Effects of propafenone on KCNH2-linked short QT syndrome: A modelling study

Abstract

The identified genetic short QT syndrome (SQTS) is associated with an increased risk of arrhythmia and sudden death. This study was to investigate the potential effects of propafenone on KCNH2-linked short QT syndrome (SQT1) using a multi-scale biophysically detailed model of the heart developed by ten Tusscher and Panfilov. The ion electrical conductivities were reduced by propafenone in order to simulate the pharmacological effects in healthy and SQT1 cells.
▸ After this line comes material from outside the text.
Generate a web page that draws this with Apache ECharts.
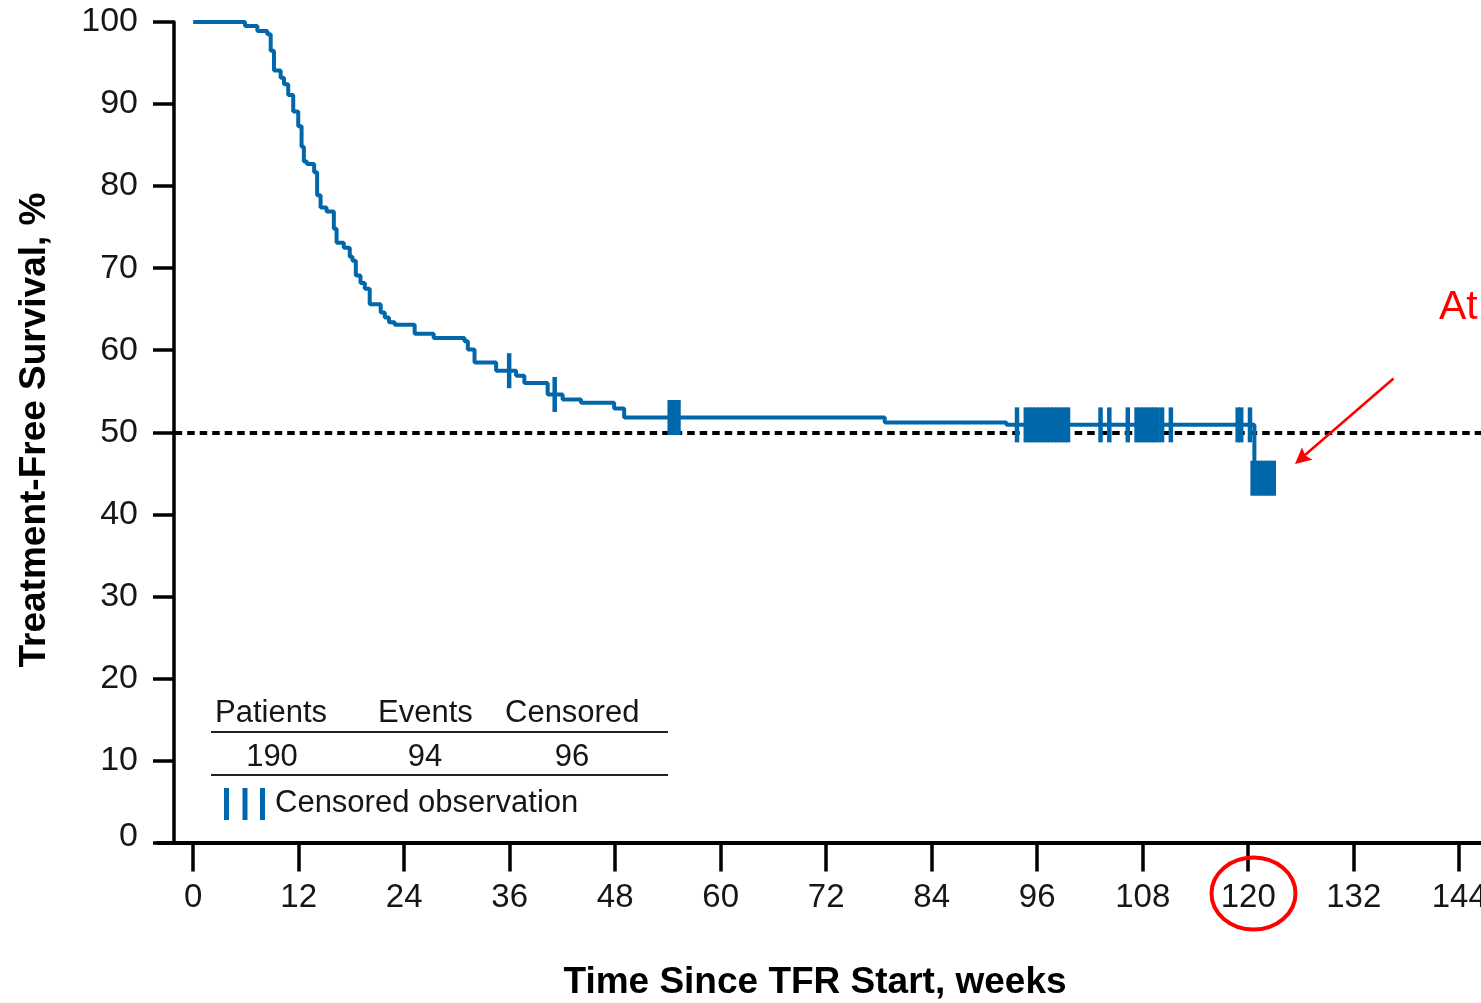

Based on the experimental data of McPate et al., the pharmacological effect of propafenone was modelled by dose-dependent IKr blocking. Action potential (AP) profiles and 1D tissue level were analyzed to predict the effects of propafenone on SQT1. Both low- and high- dose of propafenone prolonged APD and QT interval in SQT1 cells. It suggests the superior efficacy of high dose of propafenone on SQT1. However, propafenone did not significantly alter the healthy APD or QT interval at low dose, whereas markedly shortened them at high dose. Our simulation data show that propafenone has a dose-dependently anti-arrhythmic effect on SQT1, and a pro-arrhythmic effect on healthy cells. These computer simulations help to better understand the underlying mechanisms responsible for the initiation or termination of arrhythmias in healthy or SQT1 patients using propafenone.